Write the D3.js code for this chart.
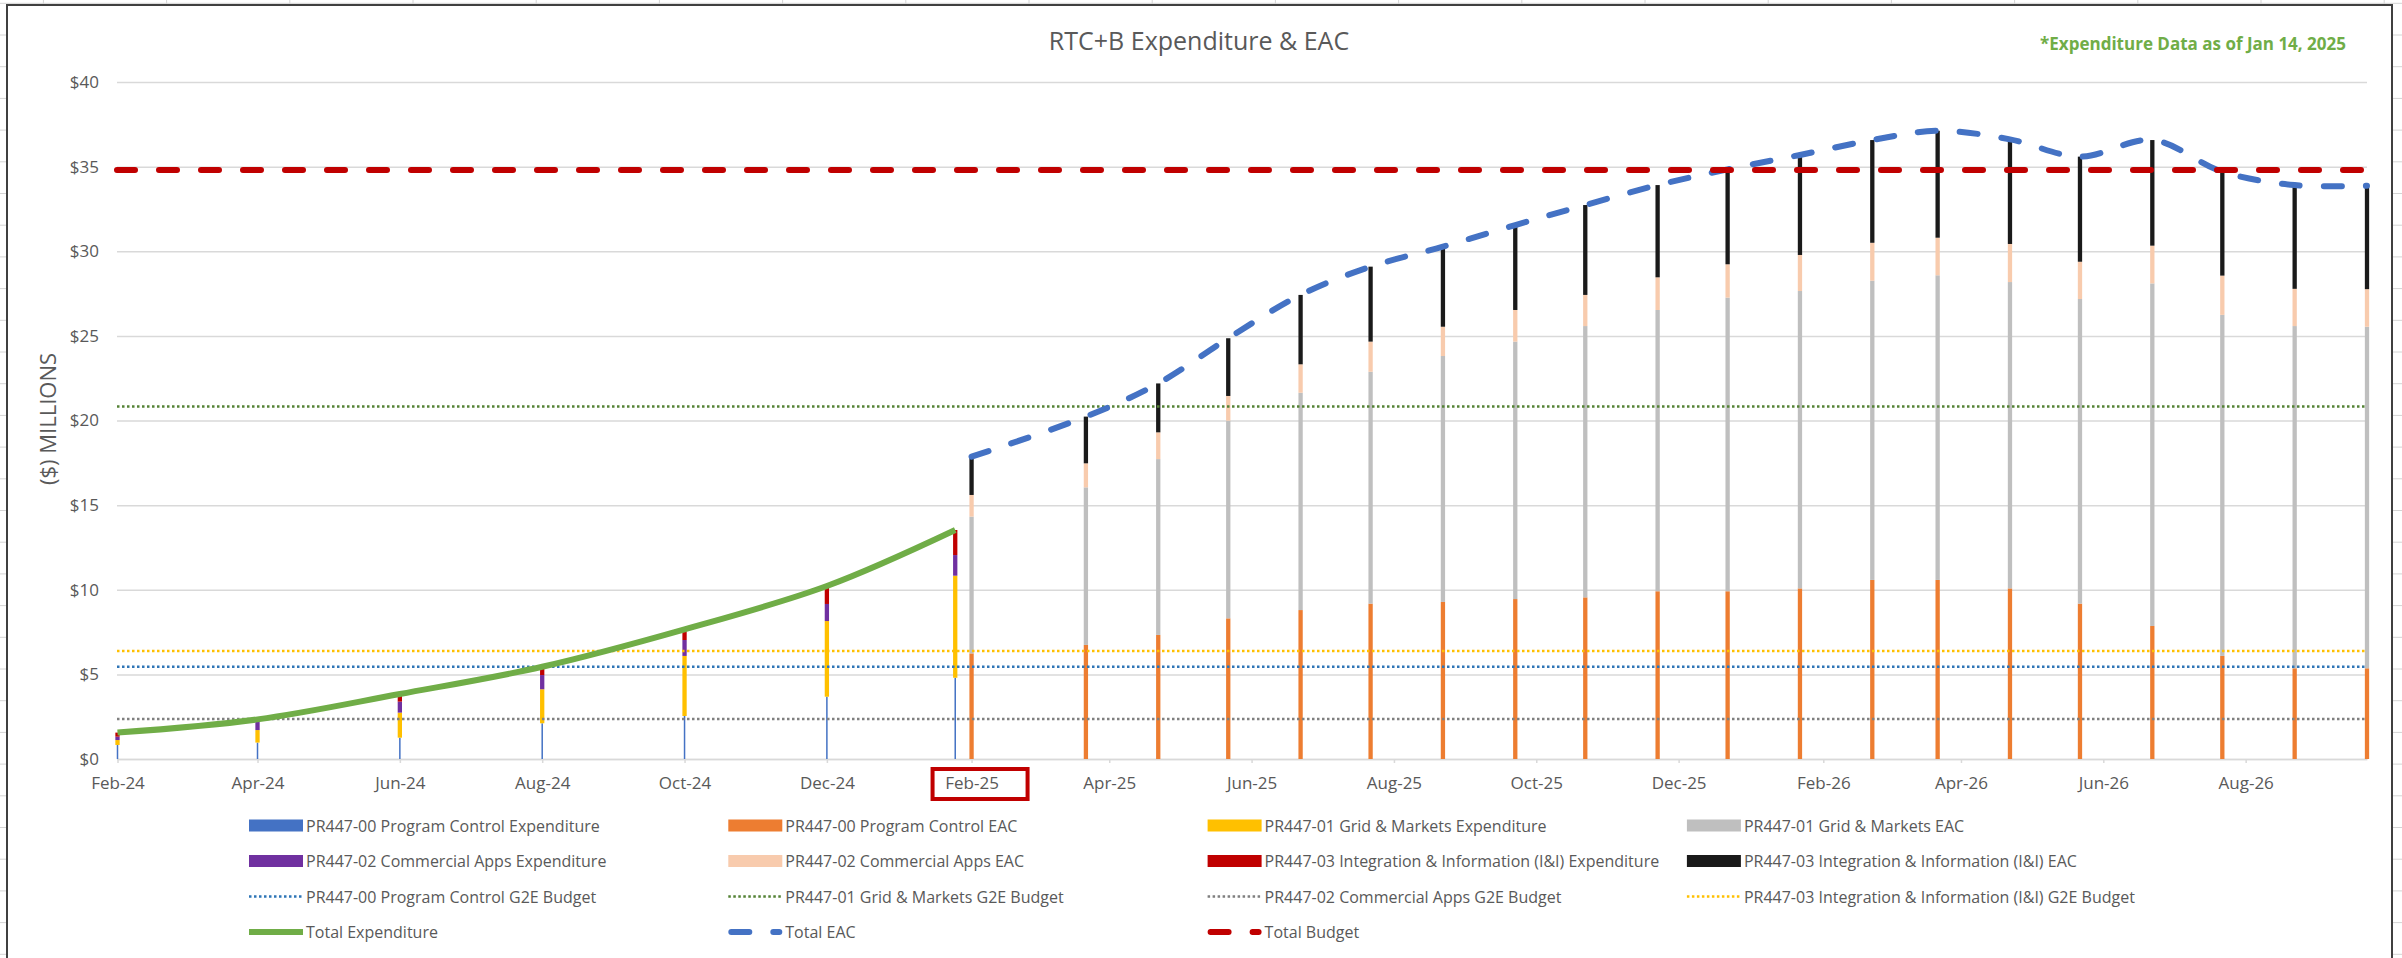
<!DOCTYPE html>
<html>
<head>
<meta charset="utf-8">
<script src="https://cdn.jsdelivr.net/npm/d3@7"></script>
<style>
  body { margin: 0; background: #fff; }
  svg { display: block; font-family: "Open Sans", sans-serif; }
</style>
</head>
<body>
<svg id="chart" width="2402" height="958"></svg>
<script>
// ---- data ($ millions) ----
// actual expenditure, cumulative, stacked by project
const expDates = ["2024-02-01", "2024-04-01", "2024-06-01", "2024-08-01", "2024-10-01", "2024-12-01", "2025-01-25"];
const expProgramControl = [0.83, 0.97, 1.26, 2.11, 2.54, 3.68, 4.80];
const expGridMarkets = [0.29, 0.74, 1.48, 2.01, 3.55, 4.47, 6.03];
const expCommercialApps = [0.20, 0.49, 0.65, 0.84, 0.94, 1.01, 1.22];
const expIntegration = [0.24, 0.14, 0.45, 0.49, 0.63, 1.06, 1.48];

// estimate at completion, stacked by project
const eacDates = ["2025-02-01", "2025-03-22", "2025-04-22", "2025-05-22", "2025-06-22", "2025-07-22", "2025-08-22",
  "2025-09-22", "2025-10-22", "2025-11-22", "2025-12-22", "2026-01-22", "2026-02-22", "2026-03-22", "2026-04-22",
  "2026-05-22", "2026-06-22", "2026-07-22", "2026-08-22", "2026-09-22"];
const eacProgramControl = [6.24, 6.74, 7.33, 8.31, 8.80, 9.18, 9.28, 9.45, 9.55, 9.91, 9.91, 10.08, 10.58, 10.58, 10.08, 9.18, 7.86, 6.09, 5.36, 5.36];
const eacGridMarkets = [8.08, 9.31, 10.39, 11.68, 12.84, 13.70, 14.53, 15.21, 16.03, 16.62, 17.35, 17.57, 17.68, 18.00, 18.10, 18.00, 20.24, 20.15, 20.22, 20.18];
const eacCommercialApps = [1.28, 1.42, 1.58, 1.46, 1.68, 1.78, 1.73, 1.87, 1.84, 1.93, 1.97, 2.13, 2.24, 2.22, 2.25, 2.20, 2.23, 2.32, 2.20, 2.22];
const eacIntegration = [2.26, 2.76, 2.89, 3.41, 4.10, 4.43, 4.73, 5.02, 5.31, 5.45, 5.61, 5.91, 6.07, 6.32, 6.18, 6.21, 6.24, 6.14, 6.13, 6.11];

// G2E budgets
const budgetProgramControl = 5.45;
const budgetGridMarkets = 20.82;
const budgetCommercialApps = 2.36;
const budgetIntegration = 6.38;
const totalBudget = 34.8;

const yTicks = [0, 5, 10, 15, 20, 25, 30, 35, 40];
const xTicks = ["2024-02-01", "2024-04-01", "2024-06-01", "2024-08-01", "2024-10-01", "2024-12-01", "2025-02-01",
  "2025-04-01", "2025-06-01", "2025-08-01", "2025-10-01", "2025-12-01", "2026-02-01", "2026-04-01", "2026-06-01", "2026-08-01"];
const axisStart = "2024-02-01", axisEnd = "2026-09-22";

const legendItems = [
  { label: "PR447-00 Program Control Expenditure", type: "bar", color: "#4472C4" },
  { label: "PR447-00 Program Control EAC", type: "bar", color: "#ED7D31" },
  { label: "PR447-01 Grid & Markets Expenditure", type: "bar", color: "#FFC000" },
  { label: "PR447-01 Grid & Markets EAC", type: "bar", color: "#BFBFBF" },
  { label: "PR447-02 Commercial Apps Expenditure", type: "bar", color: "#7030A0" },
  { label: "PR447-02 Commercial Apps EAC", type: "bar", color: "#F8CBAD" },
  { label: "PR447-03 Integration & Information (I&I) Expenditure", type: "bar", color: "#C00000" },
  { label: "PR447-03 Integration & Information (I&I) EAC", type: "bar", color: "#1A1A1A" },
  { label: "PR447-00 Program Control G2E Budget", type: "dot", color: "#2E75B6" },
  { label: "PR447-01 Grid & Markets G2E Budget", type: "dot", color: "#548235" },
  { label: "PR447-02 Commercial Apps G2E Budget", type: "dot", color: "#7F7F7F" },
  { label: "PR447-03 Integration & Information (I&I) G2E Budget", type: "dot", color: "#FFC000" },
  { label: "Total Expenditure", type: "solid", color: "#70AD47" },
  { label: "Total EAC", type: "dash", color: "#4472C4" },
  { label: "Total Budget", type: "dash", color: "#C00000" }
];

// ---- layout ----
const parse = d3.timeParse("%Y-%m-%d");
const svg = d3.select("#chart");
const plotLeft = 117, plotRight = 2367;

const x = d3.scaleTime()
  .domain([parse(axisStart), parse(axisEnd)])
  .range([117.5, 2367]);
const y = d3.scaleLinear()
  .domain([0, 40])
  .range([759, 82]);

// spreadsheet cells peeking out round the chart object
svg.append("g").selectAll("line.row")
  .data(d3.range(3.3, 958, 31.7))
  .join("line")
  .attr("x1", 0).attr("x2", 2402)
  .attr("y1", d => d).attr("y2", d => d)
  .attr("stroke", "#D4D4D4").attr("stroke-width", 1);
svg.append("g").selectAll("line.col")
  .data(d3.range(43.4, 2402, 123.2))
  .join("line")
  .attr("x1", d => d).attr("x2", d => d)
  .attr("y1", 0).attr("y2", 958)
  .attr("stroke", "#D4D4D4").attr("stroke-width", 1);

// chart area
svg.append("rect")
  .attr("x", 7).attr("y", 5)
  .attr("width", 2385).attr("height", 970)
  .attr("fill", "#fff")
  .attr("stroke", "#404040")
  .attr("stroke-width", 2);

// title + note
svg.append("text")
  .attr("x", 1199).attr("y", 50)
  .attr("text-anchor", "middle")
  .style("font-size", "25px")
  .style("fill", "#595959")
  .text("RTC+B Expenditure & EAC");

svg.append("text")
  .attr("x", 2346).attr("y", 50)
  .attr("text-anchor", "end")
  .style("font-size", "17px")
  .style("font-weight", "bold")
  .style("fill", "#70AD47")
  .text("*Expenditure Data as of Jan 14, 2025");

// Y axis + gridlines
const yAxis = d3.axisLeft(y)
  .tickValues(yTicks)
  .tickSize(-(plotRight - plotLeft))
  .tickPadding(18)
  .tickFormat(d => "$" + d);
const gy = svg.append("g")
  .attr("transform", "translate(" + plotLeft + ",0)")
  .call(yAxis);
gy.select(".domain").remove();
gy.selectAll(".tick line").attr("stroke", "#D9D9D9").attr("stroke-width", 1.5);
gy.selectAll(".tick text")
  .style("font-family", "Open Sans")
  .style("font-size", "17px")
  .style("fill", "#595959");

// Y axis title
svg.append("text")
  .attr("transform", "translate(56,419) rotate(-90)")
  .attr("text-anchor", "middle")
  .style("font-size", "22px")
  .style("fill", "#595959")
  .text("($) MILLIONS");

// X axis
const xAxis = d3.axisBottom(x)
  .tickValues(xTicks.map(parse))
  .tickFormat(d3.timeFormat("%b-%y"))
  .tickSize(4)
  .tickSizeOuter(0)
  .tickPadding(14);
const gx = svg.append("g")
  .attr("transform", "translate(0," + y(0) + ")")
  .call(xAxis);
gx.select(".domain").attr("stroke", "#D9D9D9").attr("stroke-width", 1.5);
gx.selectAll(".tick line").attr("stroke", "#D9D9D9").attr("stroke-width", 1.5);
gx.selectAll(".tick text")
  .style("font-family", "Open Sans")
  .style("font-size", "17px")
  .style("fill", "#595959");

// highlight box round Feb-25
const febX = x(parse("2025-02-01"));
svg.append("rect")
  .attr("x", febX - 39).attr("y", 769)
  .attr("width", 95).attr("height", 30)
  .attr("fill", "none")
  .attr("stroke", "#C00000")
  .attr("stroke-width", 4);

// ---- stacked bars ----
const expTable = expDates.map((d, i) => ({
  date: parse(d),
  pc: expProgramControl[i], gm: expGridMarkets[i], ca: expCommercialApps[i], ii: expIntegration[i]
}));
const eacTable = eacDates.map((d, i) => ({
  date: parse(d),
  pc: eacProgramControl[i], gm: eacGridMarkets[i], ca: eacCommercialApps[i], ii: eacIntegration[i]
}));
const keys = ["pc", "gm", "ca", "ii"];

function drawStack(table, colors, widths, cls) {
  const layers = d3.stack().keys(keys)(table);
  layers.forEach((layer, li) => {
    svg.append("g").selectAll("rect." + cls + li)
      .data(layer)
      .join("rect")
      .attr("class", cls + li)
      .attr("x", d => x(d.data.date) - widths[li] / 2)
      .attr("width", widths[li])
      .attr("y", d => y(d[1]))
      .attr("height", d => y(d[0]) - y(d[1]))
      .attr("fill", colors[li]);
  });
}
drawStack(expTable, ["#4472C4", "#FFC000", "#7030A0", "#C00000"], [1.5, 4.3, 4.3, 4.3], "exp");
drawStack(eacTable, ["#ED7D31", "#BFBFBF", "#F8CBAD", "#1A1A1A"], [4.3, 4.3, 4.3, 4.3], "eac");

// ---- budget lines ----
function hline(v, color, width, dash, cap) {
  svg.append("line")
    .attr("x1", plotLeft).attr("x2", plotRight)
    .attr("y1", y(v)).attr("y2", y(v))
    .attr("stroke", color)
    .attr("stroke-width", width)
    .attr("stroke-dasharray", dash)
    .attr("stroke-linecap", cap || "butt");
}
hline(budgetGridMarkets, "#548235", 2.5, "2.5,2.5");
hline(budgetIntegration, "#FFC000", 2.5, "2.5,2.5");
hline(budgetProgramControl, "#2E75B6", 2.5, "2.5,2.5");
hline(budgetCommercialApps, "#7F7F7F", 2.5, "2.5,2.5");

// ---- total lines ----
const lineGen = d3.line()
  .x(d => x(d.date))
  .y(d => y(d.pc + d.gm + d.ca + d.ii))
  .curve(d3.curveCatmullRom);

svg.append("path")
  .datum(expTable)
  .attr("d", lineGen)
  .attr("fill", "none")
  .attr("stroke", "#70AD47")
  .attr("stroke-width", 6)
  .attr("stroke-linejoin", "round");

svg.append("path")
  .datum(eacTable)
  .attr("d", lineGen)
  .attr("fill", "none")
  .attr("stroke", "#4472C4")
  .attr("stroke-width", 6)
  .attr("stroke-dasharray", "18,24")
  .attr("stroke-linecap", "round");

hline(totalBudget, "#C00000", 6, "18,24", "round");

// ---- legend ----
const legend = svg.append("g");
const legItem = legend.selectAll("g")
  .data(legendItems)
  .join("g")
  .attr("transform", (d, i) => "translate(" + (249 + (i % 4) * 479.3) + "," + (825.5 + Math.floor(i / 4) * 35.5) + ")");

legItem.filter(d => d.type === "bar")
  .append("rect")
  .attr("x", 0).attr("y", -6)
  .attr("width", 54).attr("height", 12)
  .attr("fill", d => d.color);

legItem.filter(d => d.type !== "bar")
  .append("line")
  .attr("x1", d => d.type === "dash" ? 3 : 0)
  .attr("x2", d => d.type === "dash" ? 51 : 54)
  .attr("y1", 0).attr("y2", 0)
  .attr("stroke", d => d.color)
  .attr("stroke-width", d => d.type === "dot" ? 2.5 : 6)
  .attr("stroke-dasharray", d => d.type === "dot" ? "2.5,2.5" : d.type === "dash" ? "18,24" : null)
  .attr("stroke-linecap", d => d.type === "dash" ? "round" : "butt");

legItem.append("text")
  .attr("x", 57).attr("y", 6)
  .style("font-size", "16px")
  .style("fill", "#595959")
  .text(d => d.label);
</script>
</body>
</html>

━━━━━━━━━━━━━━━━━━━━━━━━━━━━━━

__REQUIRED WORK__.
Repeat, exactly and in full, each line from the start of the data to the line that contains "0.63, 1.06, 1.48];". Pictures do not go in.

__RESULT FOR THIS TASK__.
Write the D3.js code for this chart.
<!DOCTYPE html>
<html>
<head>
<meta charset="utf-8">
<script src="https://cdn.jsdelivr.net/npm/d3@7"></script>
<style>
  body { margin: 0; background: #fff; }
  svg { display: block; font-family: "Open Sans", sans-serif; }
</style>
</head>
<body>
<svg id="chart" width="2402" height="958"></svg>
<script>
// ---- data ($ millions) ----
// actual expenditure, cumulative, stacked by project
const expDates = ["2024-02-01", "2024-04-01", "2024-06-01", "2024-08-01", "2024-10-01", "2024-12-01", "2025-01-25"];
const expProgramControl = [0.83, 0.97, 1.26, 2.11, 2.54, 3.68, 4.80];
const expGridMarkets = [0.29, 0.74, 1.48, 2.01, 3.55, 4.47, 6.03];
const expCommercialApps = [0.20, 0.49, 0.65, 0.84, 0.94, 1.01, 1.22];
const expIntegration = [0.24, 0.14, 0.45, 0.49, 0.63, 1.06, 1.48];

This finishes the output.